I didn’t check for any additional people being launched before Blue Origin launch tomorrow. There’s now three more people on ISS, including that Japanese billionaire. So now the new record, for one minute and not all in orbit, will be 19.
The James Webb Space Telescope launch is now December 24, 07:20 (Eastern Time). Christmas Eve. They had a glitch in the ground-to-vehicle telemetry that added a couple of days delay, but the problem was in the cable connected to the vehicle, so no issues with the launch vehicle or the payload.
You can watch the launch live on a number of sites. here’s one.
The launch will either signal the start of a new era in astronomy or be the most expensive fireworks display in history.
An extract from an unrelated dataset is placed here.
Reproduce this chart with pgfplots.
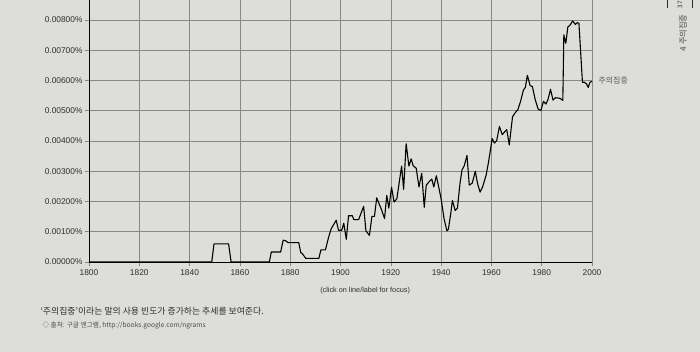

As I understand it, most of those failure points are not during the launch, but rather over the subsequent several months when the sun screen and mirror segments have to unfold exactly right. They probably should have included a small robot that can move around and unstick anything that’s not releasing right.
There are a few space missions that might have been saved with just a little percussive maintenance.
It would be pretty funny, actually. It’s too far out for human repairs. But if some deployment failed due to cold welding or bearing failure or something–sending a little robot that could just bang into the affected unit might well do the trick.
That page is contradicting the graphic it’s displaying, since that graphic shows things deploying as it’s moving out. As far as the “several months”, it’ll take about 6 months (if everything goes right) to commission it, and I probably got the two conflated.
One of my cubesats failed (probably) because the solar panels were held in place with Spectra oriented-strand ultra-high-molecular-weight polyethylene synthetic fiber (ok, fishing line) and the cutter didn’t work. A little robot with a tiny pair of scissors would have saved it…
A cubesat to way too small and cheap to invest in a robot, but the Webb Telescope is costing multiple billions. And has way too many ways it can fail. A robot with a camera or two, and one or two general purpose arms/hands would be good insurance.